多元可逆深度概率学习及齿轮退化分析研究

Multivariate invertible deep probabilistic learning and gear degeneration evaluation

齿轮退化状态的准确评估对于设备安全运行具有重要意义。常规的齿轮退化状态评估方法的效果受特征提取、预处理等因素的影响。基于生成模型的状态评估方法利用原始观测进行评估,能够降低人为因素的影响。但传统生成模型如变分自编码器(VAE)存在边缘估计不准确的缺点。本文提出了多元可逆深度概率学习(MIDPL),通过叠加可以被优化的可逆变换实现从既定初始分布到未知观测分布的转换,将分布特性复杂的多观测序列转换至既定初始分布进行边缘概率计算继而实现状态评估。本文通过齿轮退化实验验证了MIDPL的有效性,与VAE相比,MIDPL在点蚀和断齿数据集下的评估误差分别降低了30.92%和69.25%,MIDPL能够实现更为稳定和准确的齿轮退化过程评估。

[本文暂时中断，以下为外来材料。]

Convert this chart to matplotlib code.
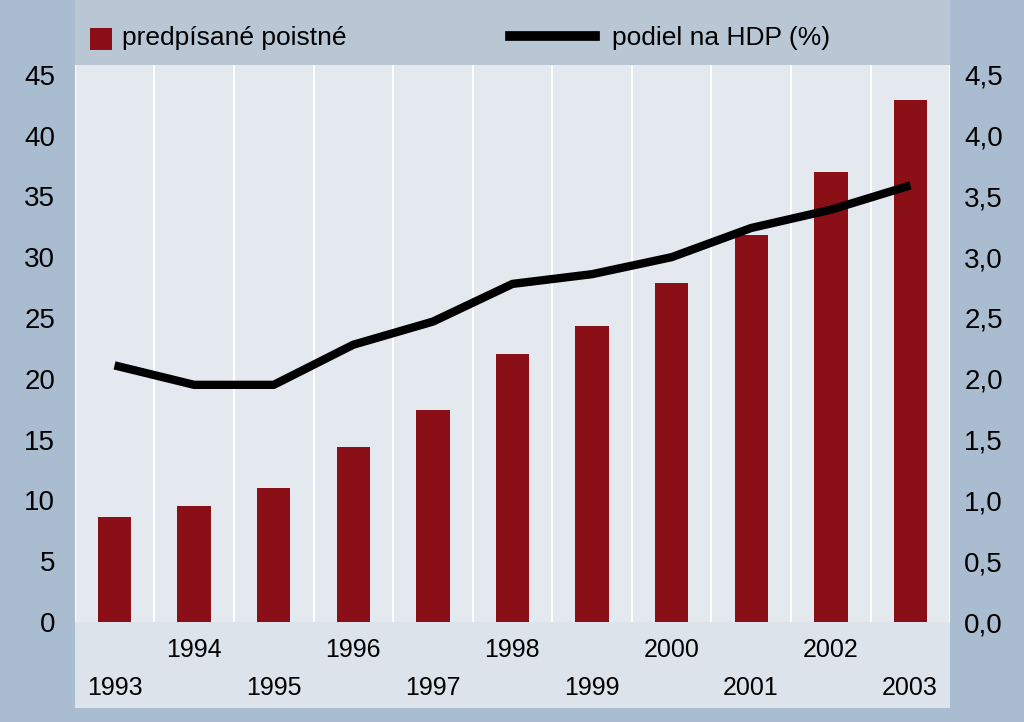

The gear degeneration evaluation technology plays an important role in maintaining safety of various equipment operation. The traditional gear degeneration evaluation methods are susceptible to feature extraction and data pre-processing tricks. The methods based on the generative model use raw observations to perform evaluation. And the human factors can be effectively reduced. However, traditional generative models, such as variational autoencoder(VAE), are limited by poor performance in marginal probability density evaluation. In this study, multivariate invertible deep probabilistic learning(MIDPL) is proposed, which can establish the connection between a given distribution and an unknown observation distribution by stacking learnable invertible transformation. The marginal probability density evaluation of the multi observation sequence can be realized through the given distribution. The proposed MIDPL model is evaluated by gear degeneration experiments. Compared with VAE, the evaluation errors of MIDPL for gear pitting dataset and gear breaking dataset are reduced by 30.92% and 69.25%, respectively. The proposed MIDPL can achieve more accurate and stable degeneration evaluation.